* **STATED TASK**:
Copy the data that follows exactly. Include no pictures.

* **COLLECTED DATA**:

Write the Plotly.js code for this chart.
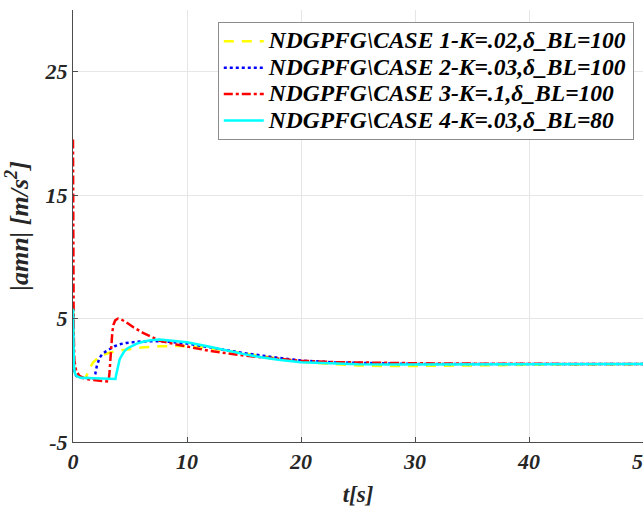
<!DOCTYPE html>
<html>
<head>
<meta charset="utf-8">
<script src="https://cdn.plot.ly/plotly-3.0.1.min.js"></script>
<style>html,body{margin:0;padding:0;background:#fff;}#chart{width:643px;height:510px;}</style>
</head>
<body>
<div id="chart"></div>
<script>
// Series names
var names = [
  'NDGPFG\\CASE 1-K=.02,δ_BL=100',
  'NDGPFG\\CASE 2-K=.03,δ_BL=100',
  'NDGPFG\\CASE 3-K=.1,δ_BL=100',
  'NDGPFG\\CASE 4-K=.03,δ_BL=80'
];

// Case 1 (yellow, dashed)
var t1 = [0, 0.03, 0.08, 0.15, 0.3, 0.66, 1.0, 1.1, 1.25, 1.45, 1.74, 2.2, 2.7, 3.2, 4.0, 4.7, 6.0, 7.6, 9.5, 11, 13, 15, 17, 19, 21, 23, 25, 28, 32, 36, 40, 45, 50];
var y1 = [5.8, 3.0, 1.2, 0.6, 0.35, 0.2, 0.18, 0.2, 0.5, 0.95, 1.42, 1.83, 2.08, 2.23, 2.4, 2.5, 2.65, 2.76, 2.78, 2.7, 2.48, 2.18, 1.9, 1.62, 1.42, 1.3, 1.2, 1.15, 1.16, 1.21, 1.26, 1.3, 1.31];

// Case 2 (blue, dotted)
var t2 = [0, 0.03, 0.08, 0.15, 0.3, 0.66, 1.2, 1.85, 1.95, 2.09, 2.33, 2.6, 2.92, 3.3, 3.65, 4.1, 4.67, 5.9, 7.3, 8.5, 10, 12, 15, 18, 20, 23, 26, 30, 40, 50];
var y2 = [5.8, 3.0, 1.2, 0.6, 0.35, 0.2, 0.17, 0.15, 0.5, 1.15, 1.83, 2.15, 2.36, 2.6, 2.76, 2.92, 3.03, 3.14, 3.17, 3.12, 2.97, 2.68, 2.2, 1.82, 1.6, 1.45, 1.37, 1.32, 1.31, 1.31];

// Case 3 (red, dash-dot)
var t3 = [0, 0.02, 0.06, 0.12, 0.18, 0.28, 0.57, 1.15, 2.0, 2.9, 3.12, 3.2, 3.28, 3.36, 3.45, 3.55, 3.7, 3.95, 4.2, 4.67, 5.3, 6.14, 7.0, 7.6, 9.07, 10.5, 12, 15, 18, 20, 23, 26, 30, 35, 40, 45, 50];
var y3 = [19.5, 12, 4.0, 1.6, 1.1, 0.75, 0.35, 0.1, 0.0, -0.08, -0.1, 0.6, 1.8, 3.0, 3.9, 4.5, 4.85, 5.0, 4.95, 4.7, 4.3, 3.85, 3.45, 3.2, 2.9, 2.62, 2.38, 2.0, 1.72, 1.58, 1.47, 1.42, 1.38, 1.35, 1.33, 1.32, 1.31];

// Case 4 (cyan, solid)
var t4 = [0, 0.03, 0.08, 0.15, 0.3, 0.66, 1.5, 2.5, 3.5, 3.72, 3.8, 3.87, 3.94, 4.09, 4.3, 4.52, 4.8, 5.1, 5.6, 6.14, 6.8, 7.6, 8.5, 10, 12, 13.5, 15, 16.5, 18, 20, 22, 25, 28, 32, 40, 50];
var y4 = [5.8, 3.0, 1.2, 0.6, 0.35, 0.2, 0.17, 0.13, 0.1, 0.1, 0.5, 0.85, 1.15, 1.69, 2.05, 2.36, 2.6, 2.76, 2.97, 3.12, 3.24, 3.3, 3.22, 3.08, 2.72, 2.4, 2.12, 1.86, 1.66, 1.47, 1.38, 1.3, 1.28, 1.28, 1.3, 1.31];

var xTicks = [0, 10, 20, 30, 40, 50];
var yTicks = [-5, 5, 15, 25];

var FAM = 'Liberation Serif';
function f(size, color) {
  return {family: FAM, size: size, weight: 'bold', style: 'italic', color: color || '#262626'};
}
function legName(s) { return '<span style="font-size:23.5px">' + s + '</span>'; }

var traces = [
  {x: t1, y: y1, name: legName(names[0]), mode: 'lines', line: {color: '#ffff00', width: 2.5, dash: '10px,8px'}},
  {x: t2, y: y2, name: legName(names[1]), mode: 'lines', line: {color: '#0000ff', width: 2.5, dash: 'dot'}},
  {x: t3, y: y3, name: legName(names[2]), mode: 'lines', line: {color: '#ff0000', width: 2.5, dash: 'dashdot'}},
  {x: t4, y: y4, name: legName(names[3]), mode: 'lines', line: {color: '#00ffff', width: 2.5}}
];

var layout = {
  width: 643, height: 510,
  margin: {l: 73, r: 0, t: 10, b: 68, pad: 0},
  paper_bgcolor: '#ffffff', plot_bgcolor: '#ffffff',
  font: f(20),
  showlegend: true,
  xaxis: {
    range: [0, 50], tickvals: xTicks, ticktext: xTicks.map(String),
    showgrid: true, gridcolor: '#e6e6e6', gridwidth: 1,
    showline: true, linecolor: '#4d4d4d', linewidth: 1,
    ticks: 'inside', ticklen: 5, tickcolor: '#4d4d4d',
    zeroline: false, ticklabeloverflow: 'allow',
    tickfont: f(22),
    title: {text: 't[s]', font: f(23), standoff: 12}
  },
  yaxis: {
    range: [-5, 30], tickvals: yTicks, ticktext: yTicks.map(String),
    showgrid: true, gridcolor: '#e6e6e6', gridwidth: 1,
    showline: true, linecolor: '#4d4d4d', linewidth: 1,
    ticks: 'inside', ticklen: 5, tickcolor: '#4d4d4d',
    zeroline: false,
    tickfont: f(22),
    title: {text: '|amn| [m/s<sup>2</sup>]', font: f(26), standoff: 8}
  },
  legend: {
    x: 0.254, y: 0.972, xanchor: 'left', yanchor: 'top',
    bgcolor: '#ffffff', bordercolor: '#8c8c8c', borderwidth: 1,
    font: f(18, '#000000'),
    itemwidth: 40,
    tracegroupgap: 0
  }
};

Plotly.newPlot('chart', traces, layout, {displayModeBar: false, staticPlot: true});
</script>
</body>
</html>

* **OUTPUT FOR THIS EXERCISE**:
Write the Plotly.js code for this chart.
<!DOCTYPE html>
<html>
<head>
<meta charset="utf-8">
<script src="https://cdn.plot.ly/plotly-3.0.1.min.js"></script>
<style>html,body{margin:0;padding:0;background:#fff;}#chart{width:643px;height:510px;}</style>
</head>
<body>
<div id="chart"></div>
<script>
// Series names
var names = [
  'NDGPFG\\CASE 1-K=.02,δ_BL=100',
  'NDGPFG\\CASE 2-K=.03,δ_BL=100',
  'NDGPFG\\CASE 3-K=.1,δ_BL=100',
  'NDGPFG\\CASE 4-K=.03,δ_BL=80'
];

// Case 1 (yellow, dashed)
var t1 = [0, 0.03, 0.08, 0.15, 0.3, 0.66, 1.0, 1.1, 1.25, 1.45, 1.74, 2.2, 2.7, 3.2, 4.0, 4.7, 6.0, 7.6, 9.5, 11, 13, 15, 17, 19, 21, 23, 25, 28, 32, 36, 40, 45, 50];
var y1 = [5.8, 3.0, 1.2, 0.6, 0.35, 0.2, 0.18, 0.2, 0.5, 0.95, 1.42, 1.83, 2.08, 2.23, 2.4, 2.5, 2.65, 2.76, 2.78, 2.7, 2.48, 2.18, 1.9, 1.62, 1.42, 1.3, 1.2, 1.15, 1.16, 1.21, 1.26, 1.3, 1.31];

// Case 2 (blue, dotted)
var t2 = [0, 0.03, 0.08, 0.15, 0.3, 0.66, 1.2, 1.85, 1.95, 2.09, 2.33, 2.6, 2.92, 3.3, 3.65, 4.1, 4.67, 5.9, 7.3, 8.5, 10, 12, 15, 18, 20, 23, 26, 30, 40, 50];
var y2 = [5.8, 3.0, 1.2, 0.6, 0.35, 0.2, 0.17, 0.15, 0.5, 1.15, 1.83, 2.15, 2.36, 2.6, 2.76, 2.92, 3.03, 3.14, 3.17, 3.12, 2.97, 2.68, 2.2, 1.82, 1.6, 1.45, 1.37, 1.32, 1.31, 1.31];

// Case 3 (red, dash-dot)
var t3 = [0, 0.02, 0.06, 0.12, 0.18, 0.28, 0.57, 1.15, 2.0, 2.9, 3.12, 3.2, 3.28, 3.36, 3.45, 3.55, 3.7, 3.95, 4.2, 4.67, 5.3, 6.14, 7.0, 7.6, 9.07, 10.5, 12, 15, 18, 20, 23, 26, 30, 35, 40, 45, 50];
var y3 = [19.5, 12, 4.0, 1.6, 1.1, 0.75, 0.35, 0.1, 0.0, -0.08, -0.1, 0.6, 1.8, 3.0, 3.9, 4.5, 4.85, 5.0, 4.95, 4.7, 4.3, 3.85, 3.45, 3.2, 2.9, 2.62, 2.38, 2.0, 1.72, 1.58, 1.47, 1.42, 1.38, 1.35, 1.33, 1.32, 1.31];

// Case 4 (cyan, solid)
var t4 = [0, 0.03, 0.08, 0.15, 0.3, 0.66, 1.5, 2.5, 3.5, 3.72, 3.8, 3.87, 3.94, 4.09, 4.3, 4.52, 4.8, 5.1, 5.6, 6.14, 6.8, 7.6, 8.5, 10, 12, 13.5, 15, 16.5, 18, 20, 22, 25, 28, 32, 40, 50];
var y4 = [5.8, 3.0, 1.2, 0.6, 0.35, 0.2, 0.17, 0.13, 0.1, 0.1, 0.5, 0.85, 1.15, 1.69, 2.05, 2.36, 2.6, 2.76, 2.97, 3.12, 3.24, 3.3, 3.22, 3.08, 2.72, 2.4, 2.12, 1.86, 1.66, 1.47, 1.38, 1.3, 1.28, 1.28, 1.3, 1.31];

var xTicks = [0, 10, 20, 30, 40, 50];
var yTicks = [-5, 5, 15, 25];

var FAM = 'Liberation Serif';
function f(size, color) {
  return {family: FAM, size: size, weight: 'bold', style: 'italic', color: color || '#262626'};
}
function legName(s) { return '<span style="font-size:23.5px">' + s + '</span>'; }

var traces = [
  {x: t1, y: y1, name: legName(names[0]), mode: 'lines', line: {color: '#ffff00', width: 2.5, dash: '10px,8px'}},
  {x: t2, y: y2, name: legName(names[1]), mode: 'lines', line: {color: '#0000ff', width: 2.5, dash: 'dot'}},
  {x: t3, y: y3, name: legName(names[2]), mode: 'lines', line: {color: '#ff0000', width: 2.5, dash: 'dashdot'}},
  {x: t4, y: y4, name: legName(names[3]), mode: 'lines', line: {color: '#00ffff', width: 2.5}}
];

var layout = {
  width: 643, height: 510,
  margin: {l: 73, r: 0, t: 10, b: 68, pad: 0},
  paper_bgcolor: '#ffffff', plot_bgcolor: '#ffffff',
  font: f(20),
  showlegend: true,
  xaxis: {
    range: [0, 50], tickvals: xTicks, ticktext: xTicks.map(String),
    showgrid: true, gridcolor: '#e6e6e6', gridwidth: 1,
    showline: true, linecolor: '#4d4d4d', linewidth: 1,
    ticks: 'inside', ticklen: 5, tickcolor: '#4d4d4d',
    zeroline: false, ticklabeloverflow: 'allow',
    tickfont: f(22),
    title: {text: 't[s]', font: f(23), standoff: 12}
  },
  yaxis: {
    range: [-5, 30], tickvals: yTicks, ticktext: yTicks.map(String),
    showgrid: true, gridcolor: '#e6e6e6', gridwidth: 1,
    showline: true, linecolor: '#4d4d4d', linewidth: 1,
    ticks: 'inside', ticklen: 5, tickcolor: '#4d4d4d',
    zeroline: false,
    tickfont: f(22),
    title: {text: '|amn| [m/s<sup>2</sup>]', font: f(26), standoff: 8}
  },
  legend: {
    x: 0.254, y: 0.972, xanchor: 'left', yanchor: 'top',
    bgcolor: '#ffffff', bordercolor: '#8c8c8c', borderwidth: 1,
    font: f(18, '#000000'),
    itemwidth: 40,
    tracegroupgap: 0
  }
};

Plotly.newPlot('chart', traces, layout, {displayModeBar: false, staticPlot: true});
</script>
</body>
</html>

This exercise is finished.